What are the rights of Danish citizens under the DDPA 2018?
Under the DDPA 2018, the rights of Danish citizens are the same as those that are provided to other citizens of EU member states under the EU’s GDPR law. These rights include:
- The right to be informed.
- The right to access.
- The right to rectification.
- The right to erasure.
- The right to object or opt-out.
- The right to data portability.
- The right not to be subject to automated decision-making.
- The right to restriction of processing, under certain circumstances.
In terms of the enforcement of the law, the DDPA is enforced by the Danish data protection authority or the Datatilsynet for short. However, Datatilsynet does not have the authority to directly impose fines against violators of the law, and can instead only issue fine notices. Moreover, these fine notices can only be issued after certain violations of the EU’s GDPR law have been established. With all of this being said, data controllers and processors who violate the DDPA 2018 are subject to a monetary penalty ranging from 2% of a company’s global turnover; or €10,000,000.00 ($11,291,250), whichever is higher, and 4% of a company’s global turnover, or €20,000,000.00 ($22,583,400), whichever is higher, as well as further punishments that can be imposed by Datatilsynet.

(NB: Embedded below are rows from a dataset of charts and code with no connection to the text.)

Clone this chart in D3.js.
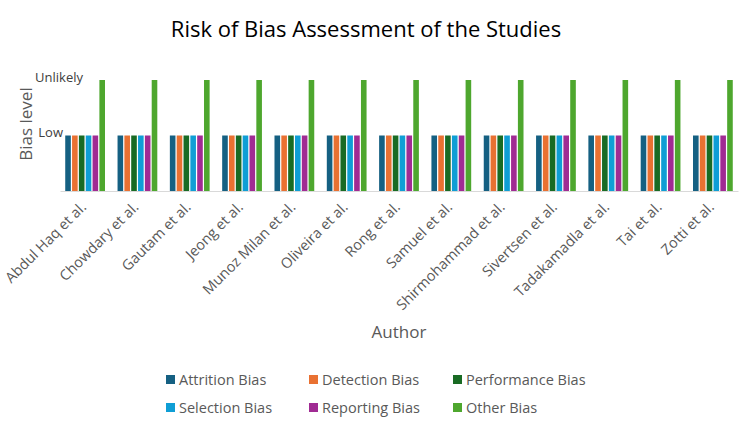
<!DOCTYPE html>
<html>
<head>
<meta charset="utf-8">
<script src="https://cdn.jsdelivr.net/npm/d3@7"></script>
<style>
  body { margin: 0; background: #fff; }
  text { font-family: "Open Sans", "Noto Sans", sans-serif; }
</style>
</head>
<body>
<svg id="chart" width="750" height="428"></svg>
<script>
const authors = ["Abdul Haq et al.", "Chowdary et al.", "Gautam et al.", "Jeong et al.",
  "Munoz Milan et al.", "Oliveira et al.", "Rong et al.", "Samuel et al.",
  "Shirmohammad et al.", "Sivertsen et al.", "Tadakamadla et al.", "Tai et al.", "Zotti et al."];
const seriesNames = ["Attrition Bias", "Detection Bias", "Performance Bias",
  "Selection Bias", "Reporting Bias", "Other Bias"];
const colors = ["#156082", "#E97132", "#196B24", "#0F9ED5", "#A02B93", "#4EA72E"];
// 1 = Low, 2 = Unlikely
const attrition   = [1,1,1,1,1,1,1,1,1,1,1,1,1];
const detection   = [1,1,1,1,1,1,1,1,1,1,1,1,1];
const performance = [1,1,1,1,1,1,1,1,1,1,1,1,1];
const selection   = [1,1,1,1,1,1,1,1,1,1,1,1,1];
const reporting   = [1,1,1,1,1,1,1,1,1,1,1,1,1];
const other       = [2,2,2,2,2,2,2,2,2,2,2,2,2];
const tickValues = [1, 2];
const tickLabels = ["Low", "Unlikely"];

const series = [attrition, detection, performance, selection, reporting, other];

const svg = d3.select("#chart");
const plotLeft = 60, plotRight = 738, plotTop = 80, plotBottom = 191;

const x = d3.scaleBand().domain(authors).range([plotLeft, plotRight]).paddingInner(0.24).paddingOuter(0.1);
const xs = d3.scaleBand().domain(seriesNames).range([0, x.bandwidth()]).paddingInner(0.18);
const y = d3.scaleLinear().domain([0, 2]).range([plotBottom, plotTop]);

// title
svg.append("text").attr("x", 366).attr("y", 37).attr("text-anchor", "middle")
  .attr("font-size", 22).attr("fill", "#000").text("Risk of Bias Assessment of the Studies");

// bars
const groups = svg.append("g").selectAll("g").data(authors).join("g")
  .attr("transform", d => `translate(${x(d)},0)`);
groups.selectAll("rect")
  .data((d, i) => series.map((s, k) => ({ name: seriesNames[k], value: s[i], color: colors[k] })))
  .join("rect")
  .attr("x", d => xs(d.name))
  .attr("y", d => y(d.value))
  .attr("width", xs.bandwidth())
  .attr("height", d => y(0) - y(d.value))
  .attr("fill", d => d.color);

// x axis
const xAxis = svg.append("g").attr("transform", `translate(0,${plotBottom})`)
  .call(d3.axisBottom(x).tickSize(0).tickPadding(0));
xAxis.select(".domain").attr("stroke", "#d9d9d9").attr("stroke-width", 1.2);
xAxis.selectAll("text")
  .attr("font-size", 14.5).attr("fill", "#595959")
  .attr("text-anchor", "end")
  .attr("dy", 0)
  .attr("transform", "translate(2,17) rotate(-45)");

// y axis labels (no line)
const yAxis = svg.append("g").attr("transform", `translate(${plotLeft + 3},0)`)
  .call(d3.axisLeft(y).tickValues(tickValues).tickFormat((d, i) => tickLabels[i]).tickSize(0).tickPadding(0));
yAxis.select(".domain").remove();
yAxis.selectAll("text").attr("font-size", 13).attr("fill", "#404040").attr("dy", "0.05em");
yAxis.selectAll(".tick").filter(d => d === 2).select("text").attr("x", 20).attr("dy", "0.1em");

// axis titles
svg.append("text").attr("transform", "translate(32,124) rotate(-90)").attr("text-anchor", "middle")
  .attr("font-size", 17).attr("fill", "#595959").text("Bias level");
svg.append("text").attr("x", 399).attr("y", 338).attr("text-anchor", "middle")
  .attr("font-size", 17).attr("fill", "#595959").text("Author");

// legend
const legendX = [166, 309, 453];
const legendY = [380, 408];
const legend = svg.append("g").selectAll("g").data(seriesNames).join("g")
  .attr("transform", (d, i) => `translate(${legendX[i % 3]},${legendY[Math.floor(i / 3)]})`);
legend.append("rect").attr("x", 0).attr("y", -5).attr("width", 9).attr("height", 9)
  .attr("fill", (d, i) => colors[i]);
legend.append("text").attr("x", 13).attr("y", 0).attr("dy", "0.35em")
  .attr("font-size", 14.5).attr("fill", "#595959").text(d => d);
</script>
</body>
</html>
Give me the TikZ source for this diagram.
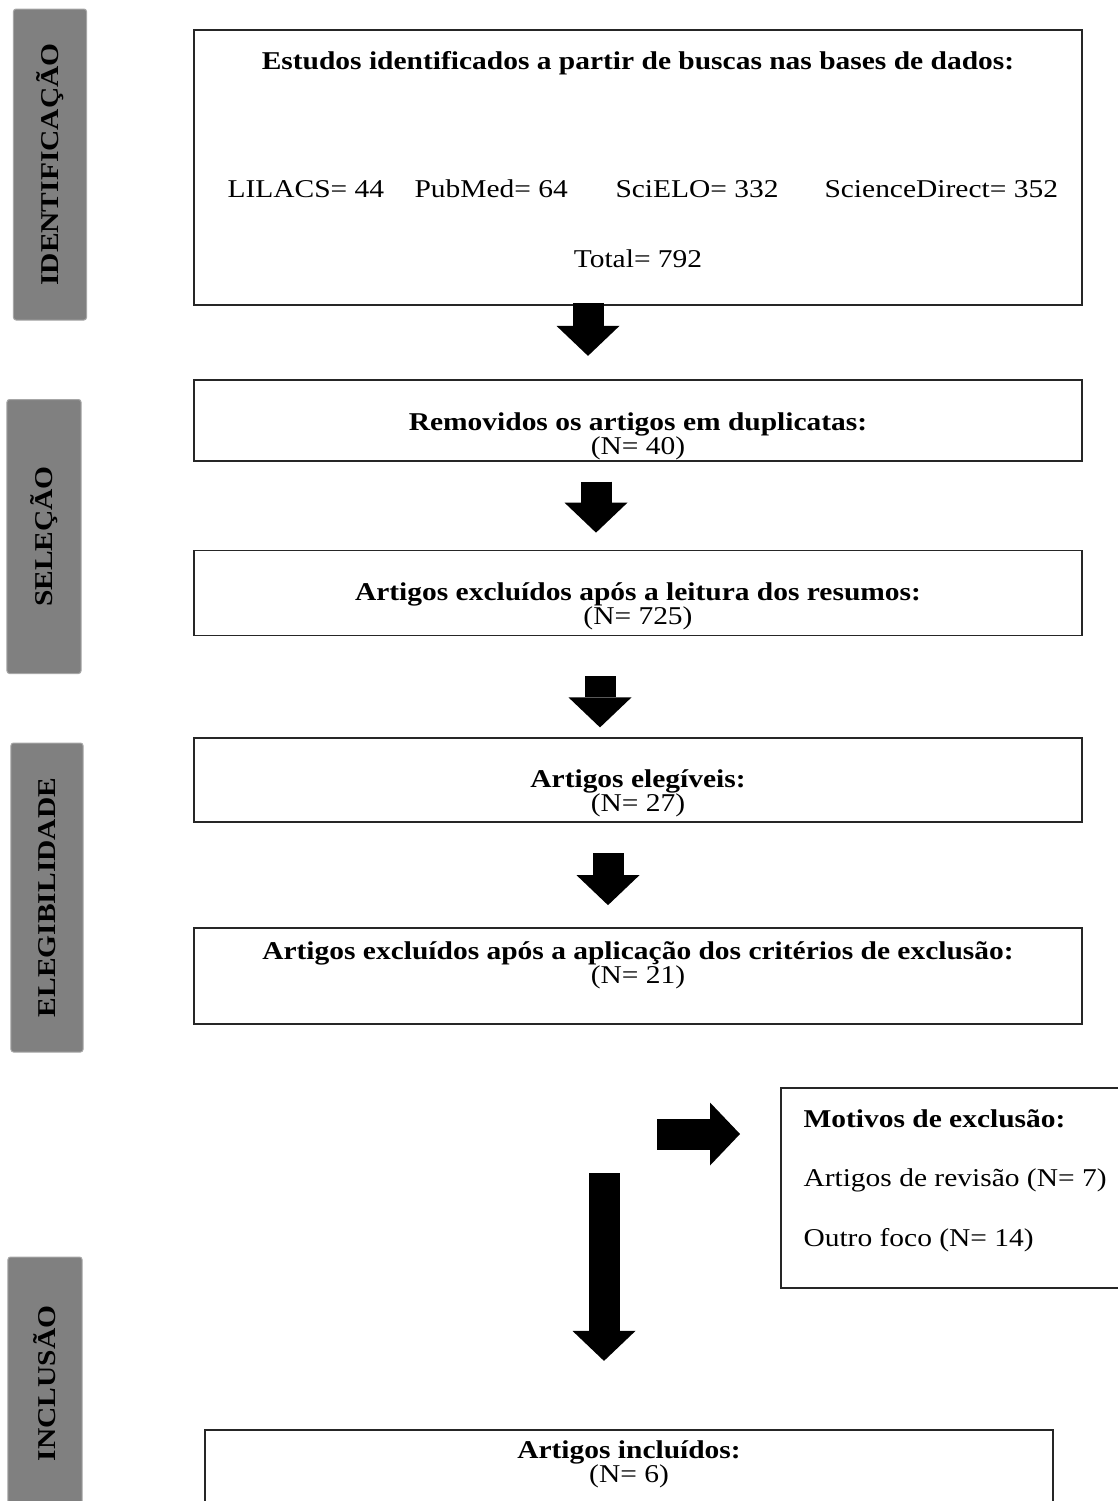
\documentclass[tikz,border=0pt]{standalone}
\usepackage{fontspec}
\setmainfont{Liberation Serif}[FakeStretch=1.15]
\usetikzlibrary{arrows.meta,positioning}
\newcommand\tamanho{\fontsize{10.25}{9.6}\selectfont}

\begin{document}
\begin{tikzpicture}[
    x=0.4pt,y=-0.4pt,
    node distance=30pt,
    txt/.style={inner sep=0pt,font=\tamanho},
    rotulo/.style={inner sep=0pt,align=center,font={\tamanho\lineskiplimit=-20pt}},
    box/.style={draw=black!85,line width=0.7pt,minimum width=355.2pt,inner sep=0pt},
    fase/.style={draw=black!35,fill=gray,rounded corners=1pt,rotate=90,inner sep=0pt,font=\tamanho\bfseries},
    seta/.style={line width=12.4pt,-{Triangle[length=12pt,width=25.2pt,line width=0pt]}}
  ]
    \useasboundingbox (0,0) rectangle (1118,1501);
    \node[fase,minimum width=124.4pt,minimum height=29.2pt] (ident) at (50,164.5) {IDENTIFICAÇÃO};
    \node[fase,minimum width=109.6pt,minimum height=29.6pt] (selec) at (44,536.5) {SELEÇÃO};
    \node[fase,minimum width=123.6pt,minimum height=28.8pt] (eleg) at (47,897.5) {ELEGIBILIDADE};
    \node[fase,minimum width=101.2pt,minimum height=29.6pt] (incl) at (45,1383.5) {INCLUSÃO};

    \node[box,minimum height=110pt] (busca) at (638,167.5) {};
    \node[txt,font=\tamanho\bfseries,anchor=base] (titulo) at (638,69) {Estudos identificados a partir de buscas nas bases de dados:};
    \node[txt,anchor=base west] (lilacs) at (227,197) {LILACS= 44};
    \node[txt,anchor=base west] (pubmed) at (414,197) {PubMed= 64};
    \node[txt,anchor=base west] (scielo) at (615,197) {SciELO= 332};
    \node[txt,anchor=base west] (sdirect) at (824,197) {ScienceDirect= 352};
    \node[txt,anchor=base] (total) at (638,267) {Total= 792};

    \node[box,minimum height=32.4pt,below=29.2pt of busca] (dup) {};
    \node[box,minimum height=34pt,below=35.2pt of dup] (resumos) {};
    \node[box,minimum height=33.6pt,below=40.4pt of resumos] (elegiveis) {};
    \node[box,minimum height=38.4pt,below=41.6pt of elegiveis] (criterios) {};
    \node[box,minimum width=339.2pt,minimum height=33.6pt,below=161.6pt of criterios,xshift=-3.6pt] (incluidos) {};
    \node[box,minimum width=138.4pt,minimum height=80pt,anchor=north west] (motivos) at (780,1087) {};
    \node[rotulo] (dupt) at ([yshift=-6.6pt]dup.center) {\textbf{Removidos os artigos em duplicatas:}\\(N= 40)};
    \node[rotulo] (resumost) at ([yshift=-5.2pt]resumos.center) {\textbf{Artigos excluídos após a leitura dos resumos:}\\(N= 725)};
    \node[rotulo] (elegiveist) at ([yshift=-5.2pt]elegiveis.center) {\textbf{Artigos elegíveis:}\\(N= 27)};
    \node[rotulo] (criteriost) at ([yshift=4.2pt]criterios.center) {\textbf{Artigos excluídos após a aplicação dos critérios de exclusão:}\\(N= 21)};
    \node[rotulo] (incluidost) at ([yshift=3pt]incluidos.center) {\textbf{Artigos incluídos:}\\(N= 6)};
    \node[txt,anchor=north west,text width=130pt,align=flush left,font=\fontsize{10.25}{12}\selectfont] (motivost) at ([xshift=9.2pt,yshift=-8.8pt]motivos.north west) {\textbf{Motivos de exclusão:}\\[11.8pt]Artigos de revisão (N= 7)\\[11.8pt]Outro foco (N= 14)};

    \draw[seta] ([xshift=-20pt,yshift=1.2pt]busca.south) -- ([xshift=-20pt,yshift=9.2pt]dup.north);
    \draw[seta] ([xshift=-16.8pt,yshift=-8pt]dup.south) -- ([xshift=-16.8pt,yshift=6.8pt]resumos.north);
    \draw[seta] ([xshift=-15.2pt,yshift=-16pt]resumos.south) -- ([xshift=-15.2pt,yshift=4pt]elegiveis.north);
    \draw[seta] ([xshift=-12pt,yshift=-12pt]elegiveis.south) -- ([xshift=-12pt,yshift=8.8pt]criterios.north);
    \coordinate (desvio) at (657,1134);
    \draw[seta,shorten >=16pt] (desvio) -- (desvio -| motivos.west);
    \coordinate (inclui) at (604,1173);
    \draw[seta,shorten >=27.2pt] (inclui) -- (inclui |- incluidos.north);
  \end{tikzpicture}
\end{document}
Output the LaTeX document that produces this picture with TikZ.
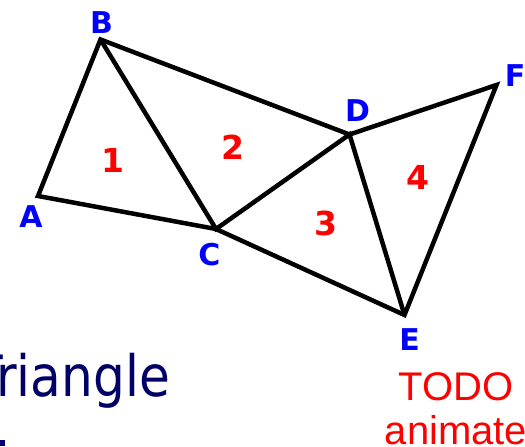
\documentclass[tikz,border=0pt]{standalone}
\usepackage{fontspec}
\usepackage{tikz}
\usetikzlibrary{calc, positioning}
\setmainfont{DejaVu Sans}
\newfontfamily\titlefont[FakeStretch=0.88]{DejaVu Sans}
\newfontfamily\notefont{Liberation Sans}
\definecolor{vertexBlue}{HTML}{0000FF}
\definecolor{faceRed}{HTML}{FF0000}
\definecolor{titleNavy}{HTML}{000066}
\tikzset{
  edge/.style  = {draw=black, line width=4.5pt, miter limit=4},
  vlbl/.style  = {text=vertexBlue, font=\fontsize{30}{32}\selectfont\bfseries, inner sep=0pt},
  fnum/.style  = {text=faceRed, font=\fontsize{33}{35}\selectfont\bfseries, inner sep=0pt},
  title/.style = {text=titleNavy, font=\titlefont\fontsize{57}{60}\selectfont, inner sep=0pt},
  todo/.style  = {text=faceRed, font=\notefont\fontsize{40}{44}\selectfont, align=center, inner sep=0pt}
}
\begin{document}
\begin{tikzpicture}[x=1pt, y=-1pt]
  \useasboundingbox (0,0) rectangle (525,447);

  % mesh vertices
  \coordinate (a) at (38,196);
  \coordinate (b) at (100.5,39.5);
  \coordinate (c) at (216,229);
  \coordinate (d) at (349.5,134.5);
  \coordinate (e) at (404.5,315);
  \coordinate (f) at (496.5,85);

  \draw[edge] (a) -- (b) -- (d) -- (f) -- (e) -- (c) -- cycle;
  \draw[edge] (b) -- (c) -- (d) -- (e);

  \node[vlbl] (la) at (31,217) {A};
  \node[vlbl] (lb) at (101.5,23) {B};
  \node[vlbl] (lc) at (209.5,255) {C};
  \node[vlbl] (ld) at (357.5,110.5) {D};
  \node[vlbl] (le) at (409.5,339.5) {E};
  \node[vlbl] (lf) at (515,76) {F};

  \node[fnum] (t1) at (113,160) {1};
  \node[fnum] (t2) at (232.5,147) {2};
  \node[fnum] (t3) at (325.5,223) {3};
  \node[fnum] (t4) at (417.5,177) {4};

  \node[title, anchor=base east] (ttl) at (170,396) {Triangle};
  \node[draw=none, fill=titleNavy, minimum width=5pt, minimum height=6pt, inner sep=0pt, anchor=north west] (tl2) at (0,440) {};

  \node[todo, anchor=base] (td) at (456,444) {TODO\\animate};
\end{tikzpicture}
\end{document}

The 2018 Danish Data Protection Act or the DDPA 2018 for short is one of many European data privacy laws that was passed or amended in 2018, including the Dutch GDPR Implementation Act San Marino Law no. 171 of 21 December 2018. More specifically, as a member of the European Union, the DDPA 2018 effectively guaranteed the data privacy rights of Danish citizens, by ensuring that all provisions of the EU’s GDPR law were also implemented into Danish law. As such, the European Union continues to lead the international charge for ensuring data protection standards for citizens around the world.